P.S. I was not able to find documentation for old SBCL, so I leave translation to the older API up to you. Hope it will help.

Edit Class Solution

In comments to your (deleted) answer we found out that you want a class for the event loop. I come up with the following

(defclass event-loop ()
  ((lock
     :initform (make-mutex))
   (queue
     :initform (make-waitqueue))
   (jobs
     :initform (make-queue))
   (stopped
     :initform nil)
   (timeout
     :initarg :wait-timeout
     :initform 0)
   (process-job
     :initarg :process-job
     :initform #'identity)
   (worker-count
     :initarg :worker-count
     :initform (error "Must supply worker count"))))

(defmethod initialize-instance :after ((eloop event-loop) &key)
  (with-slots (worker-count timeout lock queue jobs process-job stopped) eloop
    (dotimes (i worker-count)
      (make-thread
        (lambda ()
          (loop (with-mutex (lock)
                  (condition-wait queue lock :timeout timeout)
                  (when stopped
                    (return-from-thread nil)))
                ;; release *mutex* before starting the job,
                ;; otherwise it won't allow other threads wait for new jobs

                ;; you don't want to make 2 separate calls (queue-empty-p, dequeue)
                ;; since inbetween queue can become empty
                (multiple-value-bind (job has-job) (dequeue jobs)
                  (if has-job
                    (funcall process-job job)))))))))

(defun push-job (job event-loop )
  (with-slots (lock queue jobs) event-loop
    (enqueue job jobs)
    (with-mutex (lock)
      (condition-notify queue))))

(defun stop-loop (event-loop)
  (with-slots (lock queue stopped) event-loop
    (with-mutex (lock)
      (setf stopped t)
      (condition-broadcast queue))))

You can use it like this

> (defparameter *el* (make-instance 'event-loop :worker-count 10 :process-job #'funcall))
> (defparameter *oq* (make-queue))
> (dotimes (i 100)
    (push-job (let ((n i)) (lambda ()
                             (sleep 1)
                             (enqueue (format nil "~a job done" n) *oq*))) *el*))

It uses sb-thread:queue as output to avoid strange results.
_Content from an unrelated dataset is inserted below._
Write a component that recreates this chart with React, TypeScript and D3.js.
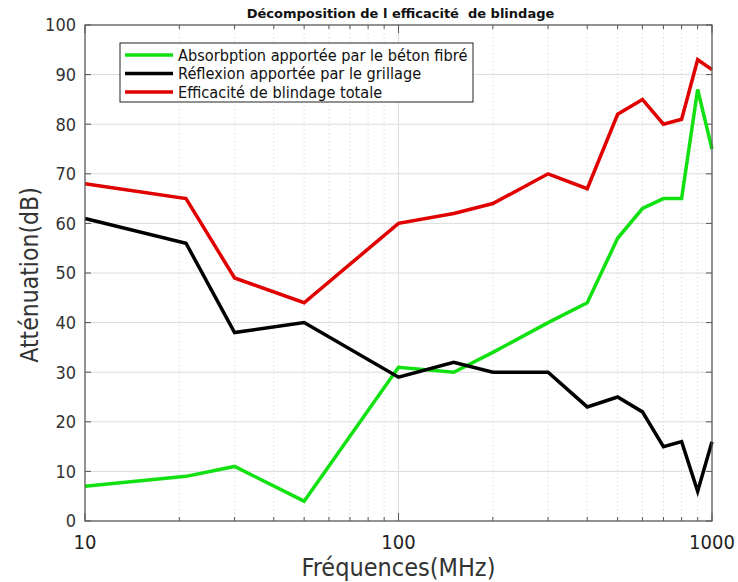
import React from "react";
import * as d3 from "d3";

const freqs = [10, 21, 30, 50, 100, 150, 200, 300, 400, 500, 600, 700, 800, 900, 1000];
const absorption = [7, 9, 11, 4, 31, 30, 34, 40, 44, 57, 63, 65, 65, 87, 75];
const reflexion = [61, 56, 38, 40, 29, 32, 30, 30, 23, 25, 22, 15, 16, 6, 16];
const totale = [68, 65, 49, 44, 60, 62, 64, 70, 67, 82, 85, 80, 81, 93, 91];
const seriesNames = [
  "Absorbption apportée par le béton fibré",
  "Réflexion apportée par le grillage",
  "Efficacité de blindage totale",
];
const seriesColors = ["#11e011", "#000000", "#e00000"];
const yTicks = [0, 10, 20, 30, 40, 50, 60, 70, 80, 90, 100];
const xMajor = [10, 100, 1000];
const xMinor = [20, 30, 40, 50, 60, 70, 80, 90, 200, 300, 400, 500, 600, 700, 800, 900];

const W = 738, H = 582;
const L = 85, R = 712, T = 25, B = 521;
const FONT = "'DejaVu Sans Condensed', 'Liberation Sans Narrow', 'DejaVu Sans', sans-serif";
const FONT_N = "'DejaVu Sans', sans-serif";

export default function App() {
  const x = d3.scaleLog().domain([10, 1000]).range([L, R]);
  const y = d3.scaleLinear().domain([0, 100]).range([B, T]);
  const allSeries = [absorption, reflexion, totale];
  const line = d3.line<number>().x((_, i) => x(freqs[i])).y((d) => y(d));

  return (
    <svg width={W} height={H} style={{ position: "absolute", left: 0, top: 0 }}>
      <rect x={0} y={0} width={W} height={H} fill="#fff" />
      {yTicks.map((t) => (
        <line key={"hg" + t} x1={L} x2={R} y1={y(t)} y2={y(t)} stroke="#dcdcdc" strokeWidth={1} />
      ))}
      {xMinor.map((t) => (
        <line key={"vm" + t} x1={x(t)} x2={x(t)} y1={T} y2={B} stroke="#d0d0d0" strokeWidth={1} strokeDasharray="1,3" />
      ))}
      {xMajor.map((t) => (
        <line key={"vg" + t} x1={x(t)} x2={x(t)} y1={T} y2={B} stroke="#dcdcdc" strokeWidth={1} />
      ))}
      {yTicks.map((t) => (
        <g key={"yt" + t}>
          <line x1={L} x2={L + 6} y1={y(t)} y2={y(t)} stroke="#555" />
          <line x1={R} x2={R - 6} y1={y(t)} y2={y(t)} stroke="#555" />
          <text x={L - 9} y={y(t)} dy="0.35em" textAnchor="end" fontFamily={FONT} fontSize={18} fill="#333">
            {t}
          </text>
        </g>
      ))}
      {xMinor.map((t) => (
        <g key={"xt" + t}>
          <line x1={x(t)} x2={x(t)} y1={B} y2={B - 4} stroke="#555" />
          <line x1={x(t)} x2={x(t)} y1={T} y2={T + 4} stroke="#555" />
        </g>
      ))}
      {xMajor.map((t) => (
        <g key={"xM" + t}>
          <line x1={x(t)} x2={x(t)} y1={B} y2={B - 8} stroke="#555" />
          <line x1={x(t)} x2={x(t)} y1={T} y2={T + 8} stroke="#555" />
          <text x={x(t)} y={B + 28} textAnchor="middle" fontFamily={FONT} fontSize={20} fill="#222">
            {t}
          </text>
        </g>
      ))}
      {allSeries.map((s, i) => (
        <path key={"s" + i} d={line(s) || ""} fill="none" stroke={seriesColors[i]} strokeWidth={3.5} strokeLinejoin="miter" />
      ))}
      <rect x={L} y={T} width={R - L} height={B - T} fill="none" stroke="#555" strokeWidth={1.2} />
      <rect x={120} y={43} width={353} height={59} fill="#fff" stroke="#222" strokeWidth={1} />
      {seriesNames.map((n, i) => (
        <g key={"lg" + i}>
          <line x1={125} x2={173} y1={55 + i * 18.5} y2={55 + i * 18.5} stroke={seriesColors[i]} strokeWidth={3.5} />
          <text x={178} y={55 + i * 18.5} dy="0.35em" fontFamily={FONT} fontSize={16.2} fill="#111">
            {n}
          </text>
        </g>
      ))}
      <text x={(L + R) / 2 + 2} y={18} textAnchor="middle" fontFamily={FONT_N} fontWeight="bold" fontSize={13} fill="#111" style={{ whiteSpace: "pre" }}>
        {"Décomposition de l efficacité  de blindage"}
      </text>
      <text x={(L + R) / 2} y={576} textAnchor="middle" fontFamily={FONT} fontSize={25} fill="#333">
        Fréquences(MHz)
      </text>
      <text transform={`translate(38, ${275}) rotate(-90)`} textAnchor="middle" fontFamily={FONT} fontSize={24.5} fill="#333">
        Atténuation(dB)
      </text>
    </svg>
  );
}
While this is working you can examine *oq* in your REPL.

> *oq*
#S(QUEUE
:HEAD (SB-CONCURRENCY::.DUMMY. "7 job done" "1 job done" "9 job done"
       "6 job done" "2 job done" "11 job done" "10 job done" "16 job done"
       "12 job done" "4 job done" "3 job done" "17 job done" "5 job done"
       "0 job done" "8 job done" "14 job done" "25 job done" "15 job done"
       "21 job done" "28 job done" "13 job done" "23 job done" "22 job done"
       "19 job done" "27 job done" "18 job done")
:TAIL ("18 job done")
:NAME NIL)

Question 2

I have used the library chanl, which provides a message queue mechanism. When I wanted threads to shut down, I simply sent the keyword :stop to the queue. Of course, this does not stop before all things that come before :stop in the queue are finished. If you want to stop earlier, you could make another queue (a control queue) that is checked before the data queue.